§ **Given data**:
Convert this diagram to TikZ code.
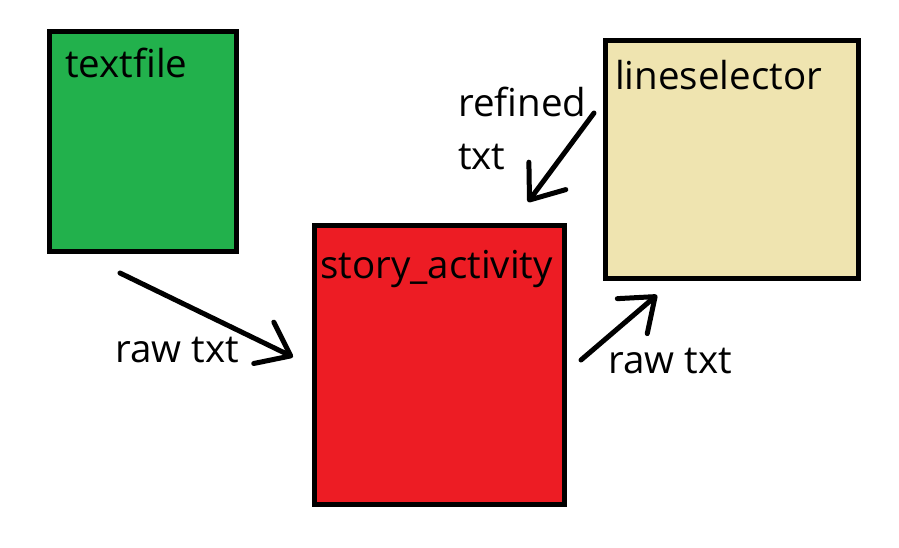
\documentclass[tikz,border=0pt]{standalone}
\usepackage{fontspec}
\setmainfont{Open Sans}
\usetikzlibrary{arrows.meta, positioning}

\definecolor{filegreen}{HTML}{22B14C}
\definecolor{storyred}{HTML}{ED1C24}
\definecolor{selectortan}{HTML}{EFE4B0}

\tikzset{
  box/.style={draw, line width=5pt, inner sep=0pt},
  lbl/.style={anchor=base west, inner sep=0pt, font=\fontsize{38.5}{44}\selectfont},
  flow/.style={->, line width=5pt, line cap=round},
}

\begin{document}
\begin{tikzpicture}[x=1pt, y=-1pt, >={Straight Barb[length=30pt, width=46pt, round]}]
  \useasboundingbox (0,0) rectangle (899,547);
  % the three boxes
  \node [box, fill=filegreen, minimum width=187pt, minimum height=220pt] (textfile) at (143,141.5) {};
  \node [box, fill=storyred, minimum width=250pt, minimum height=279pt] (story) at (439.5,365) {};
  \node [box, fill=selectortan, minimum width=253pt, minimum height=238pt] (selector) at (732,159.5) {};
  \node [lbl] (textfilelbl) at (65,77) {textfile};
  \node [lbl] (storylbl) at (320,278) {story\_activity};
  \node [lbl] (selectorlbl) at (615,89) {lineselector};
  % loose arrow ends
  \coordinate (rawinstart) at (120,273);
  \coordinate (rawinend) at (293,357);
  \coordinate (rawoutstart) at (581,360);
  \coordinate (rawoutend) at (657,295);
  \coordinate (refinedstart) at (594,113);
  \coordinate (refinedend) at (528,202);
  \draw [flow] (rawinstart) -- (rawinend);
  \draw [flow] (rawoutstart) -- (rawoutend);
  \draw [flow] (refinedstart) -- (refinedend);
  \node [lbl] (rawinlbl) at (115,362) {raw txt};
  \node [lbl] (rawoutlbl) at (608,373) {raw txt};
  \node [lbl] (refinedlbl) at (458,116) {refined};
  \node [lbl] (refinedlbltwo) at (458,169) {txt};
\end{tikzpicture}
\end{document}
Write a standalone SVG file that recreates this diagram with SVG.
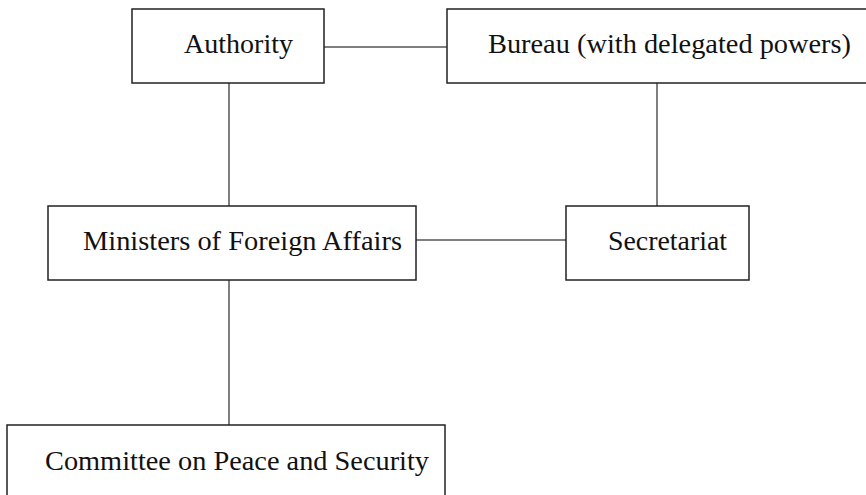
<svg xmlns="http://www.w3.org/2000/svg" width="866" height="495" viewBox="0 0 866 495">
<style>
.box{fill:#fff;stroke:#222;stroke-width:1.5}
.lbl{font-family:"Liberation Serif","DejaVu Serif",serif;font-size:28px;fill:#111}
.conn line{stroke:#555;stroke-width:1.5}
</style>
<rect width="866" height="495" fill="#fff"/>
<g class="conn" id="connectors">
<line x1="324" y1="47" x2="447" y2="47"/>
<line x1="229" y1="83" x2="229" y2="206"/>
<line x1="657" y1="83" x2="657" y2="206"/>
<line x1="416" y1="240" x2="566" y2="240"/>
<line x1="229" y1="280" x2="229" y2="425"/>
</g>
<g id="authority">
<rect class="box" x="132" y="9" width="192" height="74"/>
<text class="lbl" x="184" y="53" textLength="109" lengthAdjust="spacingAndGlyphs">Authority</text>
</g>
<g id="bureau">
<rect class="box" x="447" y="9" width="425" height="74"/>
<text class="lbl" x="488" y="53" textLength="363" lengthAdjust="spacingAndGlyphs">Bureau (with delegated powers)</text>
</g>
<g id="ministers">
<rect class="box" x="48" y="206" width="368" height="74"/>
<text class="lbl" x="83" y="250" textLength="319" lengthAdjust="spacingAndGlyphs">Ministers of Foreign Affairs</text>
</g>
<g id="secretariat">
<rect class="box" x="566" y="206" width="183" height="74"/>
<text class="lbl" x="608" y="250" textLength="119" lengthAdjust="spacingAndGlyphs">Secretariat</text>
</g>
<g id="committee">
<rect class="box" x="7" y="425" width="438" height="90"/>
<text class="lbl" x="45" y="470" textLength="384" lengthAdjust="spacingAndGlyphs">Committee on Peace and Security</text>
</g>
</svg>
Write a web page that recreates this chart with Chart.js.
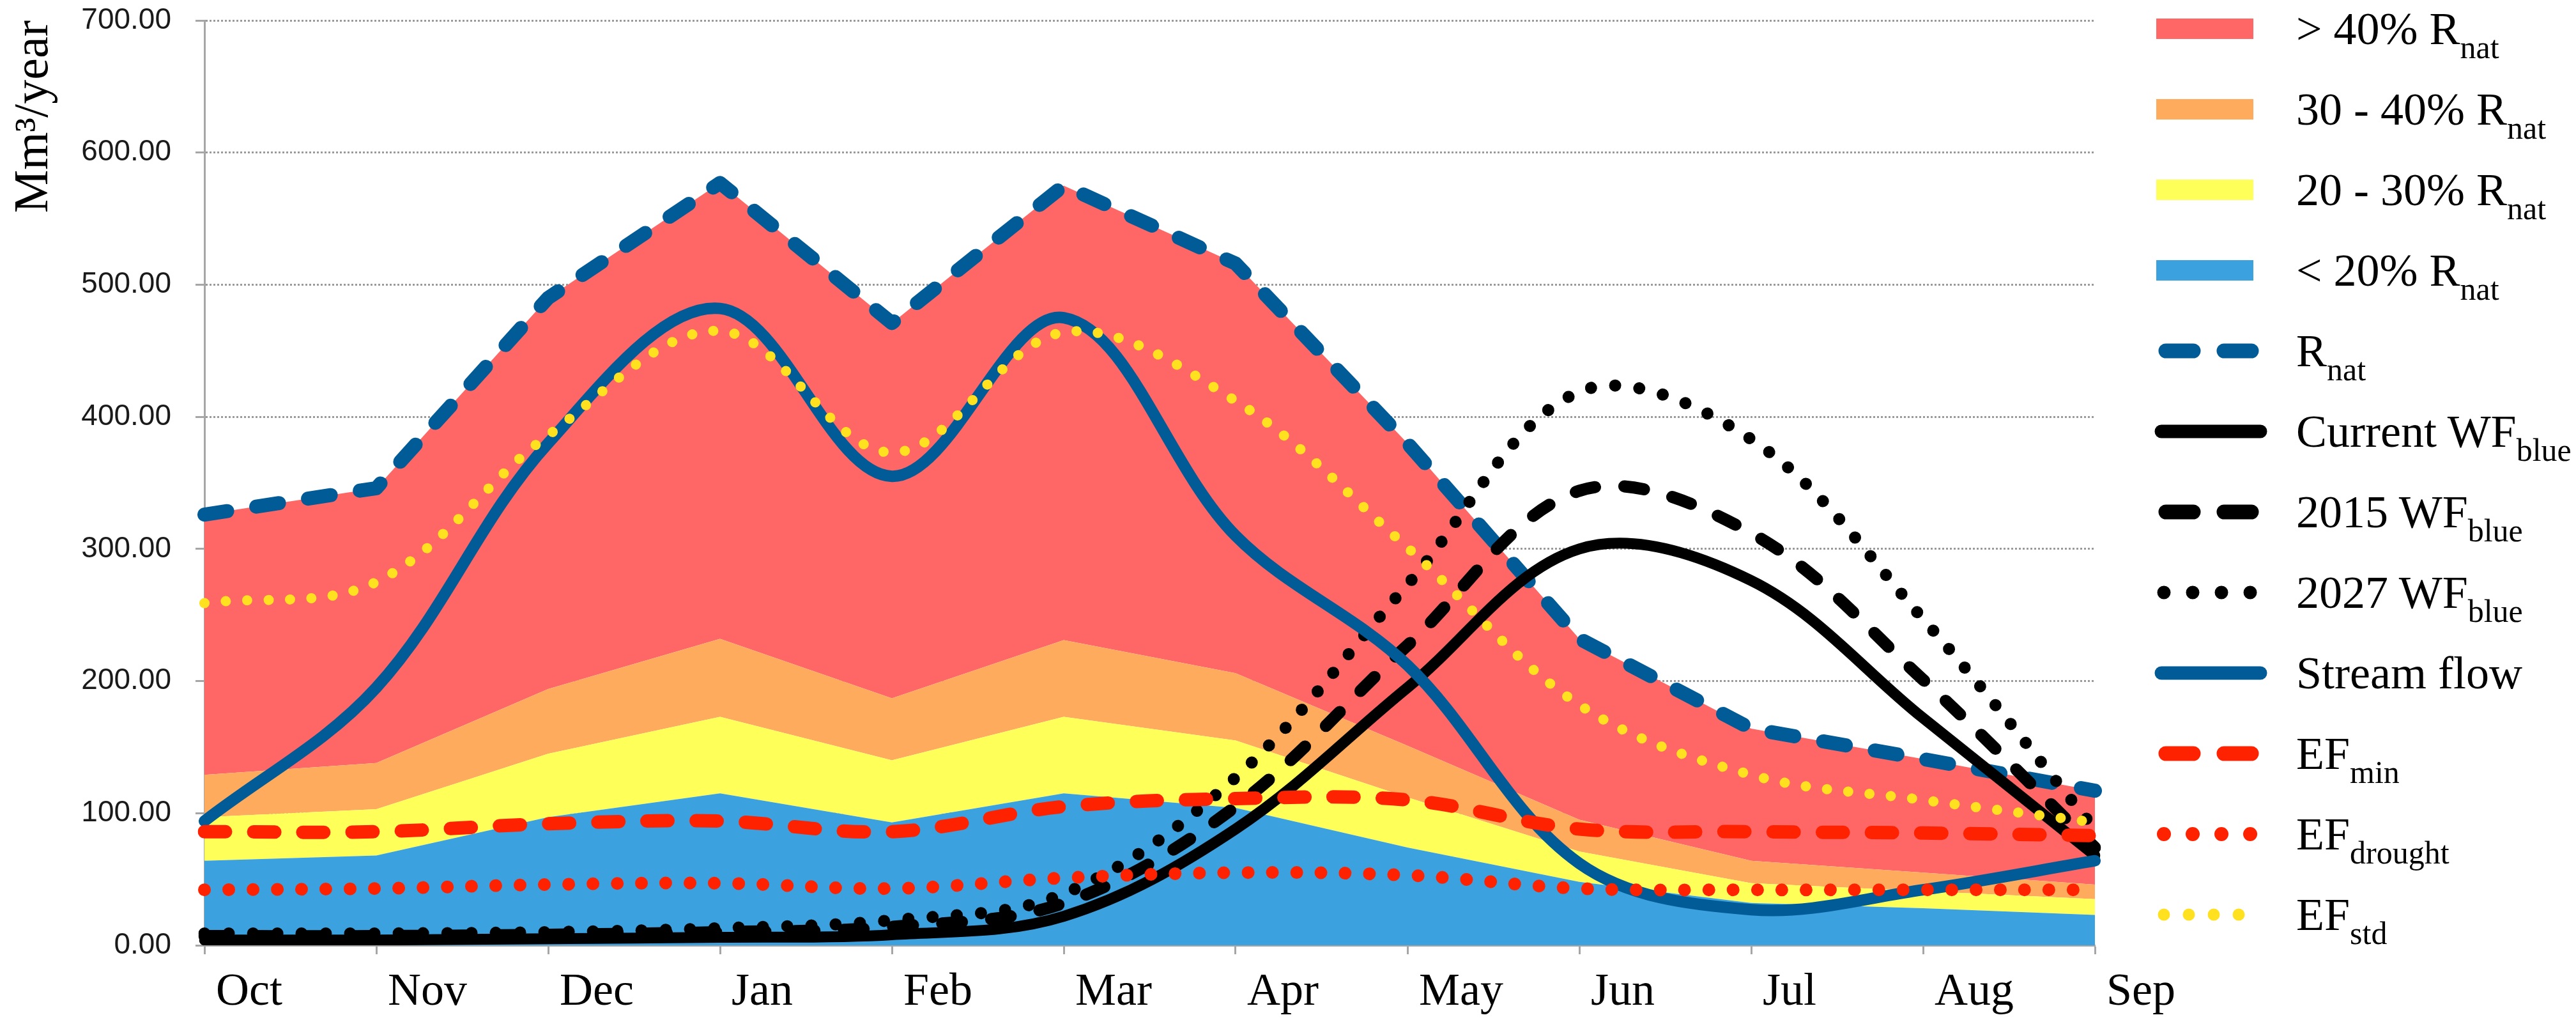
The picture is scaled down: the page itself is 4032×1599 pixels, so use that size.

§ **The task**: Print each record exactly as it stands, leaving the images out.

§ **Result below**:
Convert this diagram to TikZ code.
\documentclass[tikz,border=0pt]{standalone}
\usepackage{fontspec}
\setmainfont{Open Sans}
\usetikzlibrary{arrows.meta, positioning}

\definecolor{filegreen}{HTML}{22B14C}
\definecolor{storyred}{HTML}{ED1C24}
\definecolor{selectortan}{HTML}{EFE4B0}

\tikzset{
  box/.style={draw, line width=5pt, inner sep=0pt},
  lbl/.style={anchor=base west, inner sep=0pt, font=\fontsize{38.5}{44}\selectfont},
  flow/.style={->, line width=5pt, line cap=round},
}

\begin{document}
\begin{tikzpicture}[x=1pt, y=-1pt, >={Straight Barb[length=30pt, width=46pt, round]}]
  \useasboundingbox (0,0) rectangle (899,547);
  % the three boxes
  \node [box, fill=filegreen, minimum width=187pt, minimum height=220pt] (textfile) at (143,141.5) {};
  \node [box, fill=storyred, minimum width=250pt, minimum height=279pt] (story) at (439.5,365) {};
  \node [box, fill=selectortan, minimum width=253pt, minimum height=238pt] (selector) at (732,159.5) {};
  \node [lbl] (textfilelbl) at (65,77) {textfile};
  \node [lbl] (storylbl) at (320,278) {story\_activity};
  \node [lbl] (selectorlbl) at (615,89) {lineselector};
  % loose arrow ends
  \coordinate (rawinstart) at (120,273);
  \coordinate (rawinend) at (293,357);
  \coordinate (rawoutstart) at (581,360);
  \coordinate (rawoutend) at (657,295);
  \coordinate (refinedstart) at (594,113);
  \coordinate (refinedend) at (528,202);
  \draw [flow] (rawinstart) -- (rawinend);
  \draw [flow] (rawoutstart) -- (rawoutend);
  \draw [flow] (refinedstart) -- (refinedend);
  \node [lbl] (rawinlbl) at (115,362) {raw txt};
  \node [lbl] (rawoutlbl) at (608,373) {raw txt};
  \node [lbl] (refinedlbl) at (458,116) {refined};
  \node [lbl] (refinedlbltwo) at (458,169) {txt};
\end{tikzpicture}
\end{document}
Write a standalone SVG file that recreates this diagram with SVG.
<svg xmlns="http://www.w3.org/2000/svg" width="866" height="495" viewBox="0 0 866 495">
<style>
.box{fill:#fff;stroke:#222;stroke-width:1.5}
.lbl{font-family:"Liberation Serif","DejaVu Serif",serif;font-size:28px;fill:#111}
.conn line{stroke:#555;stroke-width:1.5}
</style>
<rect width="866" height="495" fill="#fff"/>
<g class="conn" id="connectors">
<line x1="324" y1="47" x2="447" y2="47"/>
<line x1="229" y1="83" x2="229" y2="206"/>
<line x1="657" y1="83" x2="657" y2="206"/>
<line x1="416" y1="240" x2="566" y2="240"/>
<line x1="229" y1="280" x2="229" y2="425"/>
</g>
<g id="authority">
<rect class="box" x="132" y="9" width="192" height="74"/>
<text class="lbl" x="184" y="53" textLength="109" lengthAdjust="spacingAndGlyphs">Authority</text>
</g>
<g id="bureau">
<rect class="box" x="447" y="9" width="425" height="74"/>
<text class="lbl" x="488" y="53" textLength="363" lengthAdjust="spacingAndGlyphs">Bureau (with delegated powers)</text>
</g>
<g id="ministers">
<rect class="box" x="48" y="206" width="368" height="74"/>
<text class="lbl" x="83" y="250" textLength="319" lengthAdjust="spacingAndGlyphs">Ministers of Foreign Affairs</text>
</g>
<g id="secretariat">
<rect class="box" x="566" y="206" width="183" height="74"/>
<text class="lbl" x="608" y="250" textLength="119" lengthAdjust="spacingAndGlyphs">Secretariat</text>
</g>
<g id="committee">
<rect class="box" x="7" y="425" width="438" height="90"/>
<text class="lbl" x="45" y="470" textLength="384" lengthAdjust="spacingAndGlyphs">Committee on Peace and Security</text>
</g>
</svg>
Write a web page that recreates this chart with Chart.js.
The picture is scaled down: the page itself is 4032×1599 pixels, so use that size.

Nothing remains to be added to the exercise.